Erhabene Sprache ohne Überheblichkeit

In der Person der Anne Beaumanoir treffen gegensätzliche Welten aufeinander: Sie ist Intellektuelle aus armem Elternhaus idealistische Kommunistin, angesehene Professorin, Mutter und Liebende. Dies macht sie zu einer mehrdimensionalen Persönlichkeit. Um diese spannende Lebensgeschichte zu würdigen, knüpft Anne Weber an die antike Tradition des Heldenepos an. Diese lyrische Langform diente dazu, den exemplarischen Lebenswandel einer herausragenden historischen oder mythischen Figur im kulturellen Gedächtnis zu verankern. Wer lieber Prosa als Lyrik liest, wird von Annette jedoch nicht enttäuscht. Die Offenheit freier Verse ermöglicht es der Autorin ein Kunstwerk zu schaffen, das rhythmisch fließt und trotz gelegentlich eingestreuter Stilmittel den Boden der Alltagssprache nicht verlässt. Vielmehr wird deutlich der Ton einer persönlichen Erzählinstanz inszeniert, die das Geschehen schildert, vorausgreift, wertet und kommentiert – etwa wenn sie im Gedenken an Beaumanoirs ermordeten Partner Schweigen fordert und die Erzählung für einen Absatz aussetzt.

Was macht eine zeitgenössische Heldin aus?
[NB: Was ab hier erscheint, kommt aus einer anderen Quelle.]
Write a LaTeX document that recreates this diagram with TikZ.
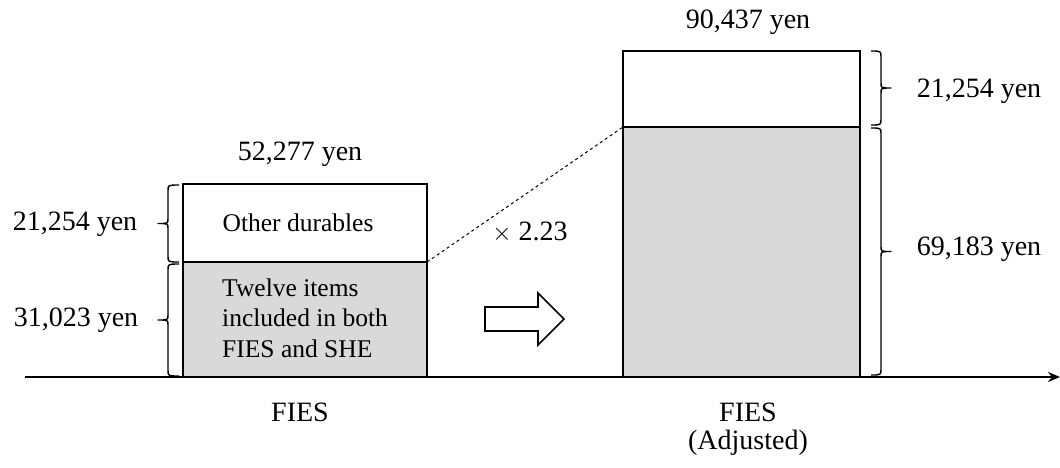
\documentclass[tikz,border=0pt]{standalone}
\usepackage{fontspec}
\setmainfont{Liberation Serif}
\usetikzlibrary{arrows.meta}
% curly brace: #1 stub x, #2 spine x, #3 tip x, #4 top y, #5 bottom y
\newcommand\curlybrace[5]{%
  \pgfmathsetmacro\bm{(#4+#5)/2}%
  \draw[bracestyle] (#1,#4) .. controls (#2,#4) .. (#2,#4+6) -- (#2,\bm-5)
    .. controls (#2,\bm) .. (#3,\bm) .. controls (#2,\bm) .. (#2,\bm+5)
    -- (#2,#5-6) .. controls (#2,#5) .. (#1,#5);}
\begin{document}
\begin{tikzpicture}[x=1pt,y=-1pt,
  bar/.style={draw=black,line width=2.2pt},
  upper/.style={bar,fill=white},
  lower/.style={bar,fill=black!15},
  lbl/.style={font=\fontsize{28}{32}\selectfont,inner sep=0pt,yshift=-2pt},
  inlbl/.style={font=\fontsize{25.5}{30.5}\selectfont,align=left,inner sep=0pt},
  bracestyle/.style={line width=1.4pt,line join=round}]
\useasboundingbox (0,0) rectangle (1060,467);

% horizontal axis
\coordinate (axL) at (25,377);
\coordinate (axR) at (1060,377);
\draw[line width=2pt,-{Stealth[length=12pt,width=10pt]}] (axL) -- (axR);

% left bar
\draw[lower] (183,262) rectangle (427,377);
\draw[upper] (183,184) rectangle (427,262);
\coordinate (lTopR) at (427,262);

% right bar
\draw[lower] (623,127) rectangle (860,377);
\draw[upper] (623,51) rectangle (860,127);
\coordinate (rTopL) at (623,127);

% scaling line
\draw[dashed,line width=1pt] (lTopR) -- (rTopL);

% block arrow
\draw[line width=1.6pt,fill=white] (485,307) -- (538,307) -- (538,293) -- (564,319)
  -- (538,345) -- (538,331) -- (485,331) -- cycle;

% totals and inner texts
\node[lbl] (tL) at (300,152) {52,277 yen};
\node[lbl] (tR) at (748,20) {90,437 yen};
\node[inlbl] (od) at (298,223) {Other durables};
\node[inlbl,anchor=west] (tw) at (222,318) {Twelve items\\included in both\\FIES and SHE};
\node[lbl] (mul) at (530,230) {$\times$ 2.23};

% braces, left
\curlybrace{179}{168}{158}{185}{262}
\curlybrace{179}{168}{158}{264}{376}
\node[lbl] (bl1) at (75,222) {21,254 yen};
\node[lbl] (bl2) at (76,318) {31,023 yen};

% braces, right
\curlybrace{871}{881}{891}{51}{125}
\curlybrace{871}{881}{891}{128}{375}
\node[lbl] (br1) at (979,89) {21,254 yen};
\node[lbl] (br2) at (979,247) {69,183 yen};

% axis labels
\node[lbl] (xL) at (300,410) {FIES};
\node[lbl] (xR1) at (748,410) {FIES};
\node[lbl] (xR2) at (748,441) {(Adjusted)};
\end{tikzpicture}
\end{document}
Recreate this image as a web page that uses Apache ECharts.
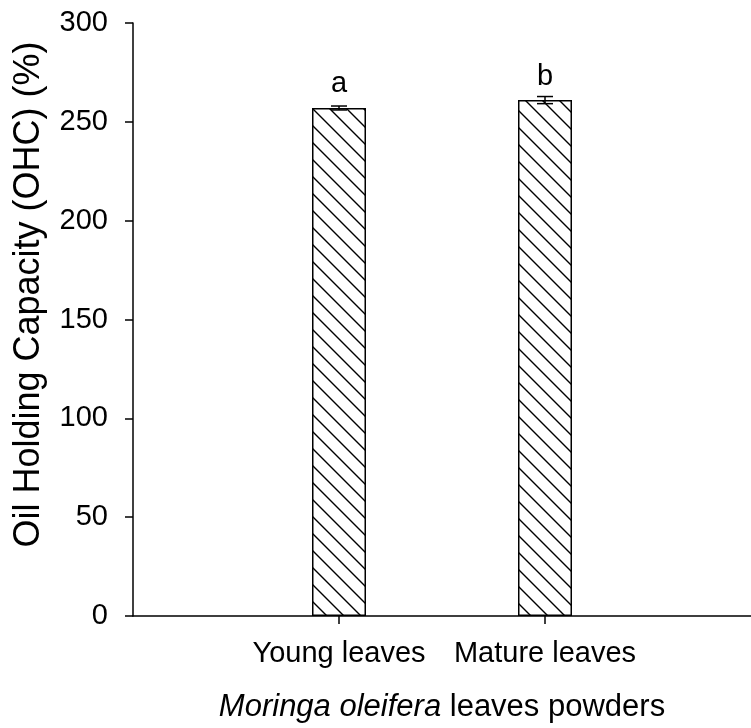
<!DOCTYPE html>
<html>
<head>
<meta charset="utf-8">
<script src="https://cdn.jsdelivr.net/npm/echarts@6/dist/echarts.min.js"></script>
<style>
html,body{margin:0;padding:0;background:#fff;}
#chart{width:751px;height:728px;}
</style>
</head>
<body>
<div id="chart"></div>
<script>
// Data
var categories = ['', 'Young leaves', 'Mature leaves', ''];
var barCats = ['Young leaves', 'Mature leaves'];
var values = [257, 261];
var errors = [1.0, 1.8];
var letters = ['a', 'b'];
var yTicks = [0, 50, 100, 150, 200, 250, 300];

var FONT = '"Liberation Sans", Arial, sans-serif';

function hatch() {
  var s = 17;
  var c = document.createElement('canvas');
  c.width = s; c.height = s;
  var ctx = c.getContext('2d');
  ctx.fillStyle = '#fff';
  ctx.fillRect(0, 0, s, s);
  ctx.strokeStyle = '#000';
  ctx.lineWidth = 1.4;
  ctx.beginPath();
  ctx.moveTo(-2, -2); ctx.lineTo(s + 2, s + 2);
  ctx.moveTo(-2, s - 2); ctx.lineTo(2, s + 2);
  ctx.moveTo(s - 2, -2); ctx.lineTo(s + 2, 2);
  ctx.stroke();
  return c;
}

var chart = echarts.init(document.getElementById('chart'));
var barData = barCats.map(function (c, i) {
  return { value: [c, values[i]], label: { formatter: letters[i] } };
});
var errData = barCats.map(function (c, i) { return [c, values[i], errors[i]]; });

chart.setOption({
  animation: false,
  backgroundColor: '#fff',
  grid: { left: 133, top: 23, width: 626, height: 595 },
  xAxis: {
    type: 'category',
    data: categories,
    boundaryGap: false,
    axisLine: { lineStyle: { color: '#000', width: 1.5 } },
    axisTick: {
      length: 8,
      lineStyle: { color: '#000', width: 1.5 },
      interval: function (idx) { return idx === 1 || idx === 2; }
    },
    axisLabel: {
      interval: function (idx) { return idx === 1 || idx === 2; },
      color: '#000', fontSize: 29, fontFamily: FONT, margin: 23
    },
    splitLine: { show: false },
    name: '{i|Moringa oleifera} leaves powders',
    nameLocation: 'middle',
    nameGap: 76,
    nameTextStyle: {
      color: '#000', fontSize: 31, fontFamily: FONT,
      rich: { i: { fontStyle: 'italic', fontSize: 31, fontFamily: FONT, color: '#000' } }
    }
  },
  yAxis: {
    type: 'value',
    min: 0, max: 300, interval: 50,
    axisLine: { show: true, lineStyle: { color: '#000', width: 1.5 } },
    axisTick: { show: true, length: 8, lineStyle: { color: '#000', width: 1.5 } },
    axisLabel: {
      color: '#000', fontSize: 29, fontFamily: FONT, margin: 25,
      formatter: function (v) { return yTicks.indexOf(v) >= 0 ? String(v) : ''; }
    },
    splitLine: { show: false },
    name: 'Oil Holding Capacity (OHC) (%)',
    nameLocation: 'middle',
    nameRotate: 90,
    nameGap: 86,
    nameTextStyle: { color: '#000', fontSize: 36, fontFamily: FONT, padding: [0, 0, 0, 50] }
  },
  series: [
    {
      type: 'bar',
      data: barData,
      barWidth: 54,
      itemStyle: {
        color: { image: hatch(), repeat: 'repeat' },
        borderColor: '#000',
        borderWidth: 1.5
      },
      label: {
        show: true, position: 'top', distance: 9,
        color: '#000', fontSize: 29, fontFamily: FONT
      }
    },
    {
      type: 'custom',
      data: errData,
      z: 10,
      renderItem: function (params, api) {
        var c = api.value(0);
        var v = api.value(1);
        var e = api.value(2);
        var hi = api.coord([c, v + e]);
        var lo = api.coord([c, v - e]);
        var hw = 8;
        var st = { stroke: '#000', lineWidth: 1.5 };
        return {
          type: 'group',
          children: [
            { type: 'line', shape: { x1: hi[0], y1: hi[1], x2: lo[0], y2: lo[1] }, style: st },
            { type: 'line', shape: { x1: hi[0] - hw, y1: hi[1], x2: hi[0] + hw, y2: hi[1] }, style: st },
            { type: 'line', shape: { x1: lo[0] - hw, y1: lo[1], x2: lo[0] + hw, y2: lo[1] }, style: st }
          ]
        };
      }
    }
  ]
});
</script>
</body>
</html>
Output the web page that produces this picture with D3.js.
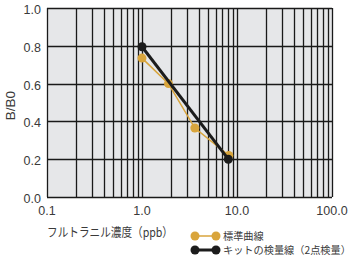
<!DOCTYPE html>
<html>
<head>
<meta charset="utf-8">
<script src="https://cdn.jsdelivr.net/npm/d3@7"></script>
<style>
body { margin: 0; background: #fff; }
text { font-family: "Noto Sans CJK JP", "Noto Sans", sans-serif; fill: #3a3a3a; }
text.num { font-family: "Liberation Sans", Arial, sans-serif; }
</style>
</head>
<body>
<div id="chart"></div>
<script>
// data
var standardX = [1.0, 1.9, 3.6, 8.2];
var standardY = [0.735, 0.60, 0.365, 0.22];
var kitX = [1.0, 8.1];
var kitY = [0.795, 0.20];
var xTicks = [0.1, 1, 10, 100];
var xTickLabels = ["0.1", "1.0", "10.0", "100.0"];
var yTicks = [0, 0.2, 0.4, 0.6, 0.8, 1.0];

var width = 353, height = 262;
var margin = {left: 47, right: 21, top: 8, bottom: 65};

var svg = d3.select("#chart").append("svg")
    .attr("width", width)
    .attr("height", height);

var x = d3.scaleLog().domain([0.1, 100]).range([margin.left, width - margin.right]);
var y = d3.scaleLinear().domain([0, 1]).range([height - margin.bottom, margin.top]);

//Plot background
svg.append("rect")
    .attr("x", x(0.1))
    .attr("y", y(1))
    .attr("width", x(100) - x(0.1))
    .attr("height", y(0) - y(1))
    .attr("fill", "#e6e7e9");

//Vertical log grid
var vlines = [];
[0.1, 1, 10].forEach(function(d) {
    for (var i = 1; i <= 9; i++) vlines.push(d * i);
});
vlines.push(100);

svg.selectAll(".vgrid")
    .data(vlines)
    .enter()
    .append("line")
    .attr("x1", d => Math.round(x(d)) + 0.5)
    .attr("x2", d => Math.round(x(d)) + 0.5)
    .attr("y1", y(1))
    .attr("y2", y(0))
    .attr("stroke", "#1a1a1a")
    .attr("stroke-width", 1.3);

svg.selectAll(".hgrid")
    .data(yTicks)
    .enter()
    .append("line")
    .attr("x1", x(0.1))
    .attr("x2", x(100))
    .attr("y1", d => Math.round(y(d)) + 0.5)
    .attr("y2", d => Math.round(y(d)) + 0.5)
    .attr("stroke", "#1a1a1a")
    .attr("stroke-width", 1.3);

//Axis labels
svg.selectAll(".ylab")
    .data(yTicks)
    .enter()
    .append("text")
    .attr("class", "num")
    .attr("x", 41)
    .attr("y", d => y(d) + 6)
    .attr("text-anchor", "end")
    .attr("font-size", 12.5)
    .text(d => d.toFixed(1));

svg.selectAll(".xlab")
    .data(xTicks)
    .enter()
    .append("text")
    .attr("class", "num")
    .attr("x", d => x(d))
    .attr("y", 215)
    .attr("text-anchor", "middle")
    .attr("font-size", 12.5)
    .text((d, i) => xTickLabels[i]);

svg.append("text")
    .attr("x", 47)
    .attr("y", 237)
    .attr("font-size", 12.5)
    .attr("textLength", 126)
    .attr("lengthAdjust", "spacingAndGlyphs")
    .text("フルトラニル濃度（ppb）");

svg.append("text")
    .attr("class", "num")
    .attr("transform", "translate(15,105.5) rotate(-90)")
    .attr("text-anchor", "middle")
    .attr("font-size", 13.5)
    .text("B/B0");

var gold = "#d9a53c", dark = "#1c1c1c";

//Series
var line = d3.line().x(d => x(d[0])).y(d => y(d[1]));
var standard = d3.zip(standardX, standardY);
var kit = d3.zip(kitX, kitY);

svg.append("path")
    .datum(standard)
    .attr("d", line)
    .attr("fill", "none")
    .attr("stroke", gold)
    .attr("stroke-width", 1.5);

svg.selectAll(".gpt")
    .data(standard)
    .enter()
    .append("circle")
    .attr("cx", d => x(d[0]))
    .attr("cy", d => y(d[1]))
    .attr("r", 4.5)
    .attr("fill", gold);

svg.append("path")
    .datum(kit)
    .attr("d", line)
    .attr("fill", "none")
    .attr("stroke", dark)
    .attr("stroke-width", 3);

svg.selectAll(".kpt")
    .data(kit)
    .enter()
    .append("circle")
    .attr("cx", d => x(d[0]))
    .attr("cy", d => y(d[1]))
    .attr("r", 4.5)
    .attr("fill", dark);

//Legend
var legend = [
    {label: "標準曲線", color: gold, w: 1.5, y: 236},
    {label: "キットの検量線（2点検量）", color: dark, w: 3, y: 250}
];
legend.forEach(function(l) {
    svg.append("line")
        .attr("x1", 195).attr("x2", 216)
        .attr("y1", l.y).attr("y2", l.y)
        .attr("stroke", l.color)
        .attr("stroke-width", l.w);
    [195, 216].forEach(function(cx) {
        svg.append("circle")
            .attr("cx", cx).attr("cy", l.y)
            .attr("r", 4.5)
            .attr("fill", l.color);
    });
    svg.append("text")
        .attr("x", 223)
        .attr("y", l.y + 4)
        .attr("font-size", 10.2)
        .text(l.label);
});
</script>
</body>
</html>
Anne Weber macht deutlich, dass sie Anne Beaumanoir als Fleisch gewordene Heldin verehrt, ohne sie zu einer Heiligen zu verklären. Ihr Heldentum zeichnet sich nicht dadurch aus, dass sie es schafft, den Lauf der historischen Ereignisse entscheidend zu beeinflussen – wie dies die klassischen Helden gelingt. Vielmehr geht es Weber um die Art, wie Beaumanoir in schwierigen Situationen Entscheidungen trifft, die ihr einiges abverlangen und mehr als einmal die Wahl zwischen verschiedenen Übeln darstellen. Weber macht es mit einer großen Portion Feingefühl möglich, die Prinzipien nachzuvollziehen, denen ihre Beaumanoir auch von größten Zweifeln geplagt stets treu bleibt. Dabei lässt sie ihre Leserschaft bei den schmerzvollsten Opfern mitfühlen als auch in vielen brenzligen Lagen Spannung spüren.

Hier geht es jedoch weder um eine Hagiografie noch um eine Heldin als strahlende, amazonische Lichtgestalt. Der Heldenbegriff erfährt eine Aktualisierung in dieser exemplarischen Protagonistin, die es schafft, Zweifel, Gefühl und Standhaftigkeit in einer Person zu vereinen. Sie überwindet nicht ihre Feinde durch überlegene Stärke, Gewalt und Macht, sondern beweist auch im Scheitern die Beharrlichkeit ihres ungebrochenen Idealismus.

Forderung nach Haltung

Anne Webers Heldinnenepos ist somit nicht nur ein poetisches, sondern auch ein politisches Werk. Er zeichnet in biografischen Umrissen nach, wie sich freiheitsliebende Wertschätzung des Individuums mit gesellschaftlichem Engagement vereinen lässt, ja, sie sich sogar gegenseitig bedingen. Annette ist sowohl ein Lobgesang auf den couragierten Ungehorsam als auch eine Warnung vor unkritischem Schwarz-Weiß-Denken, das Demagogen in die Hände spielt und die Fehler der eigenen Seite übersehen lässt.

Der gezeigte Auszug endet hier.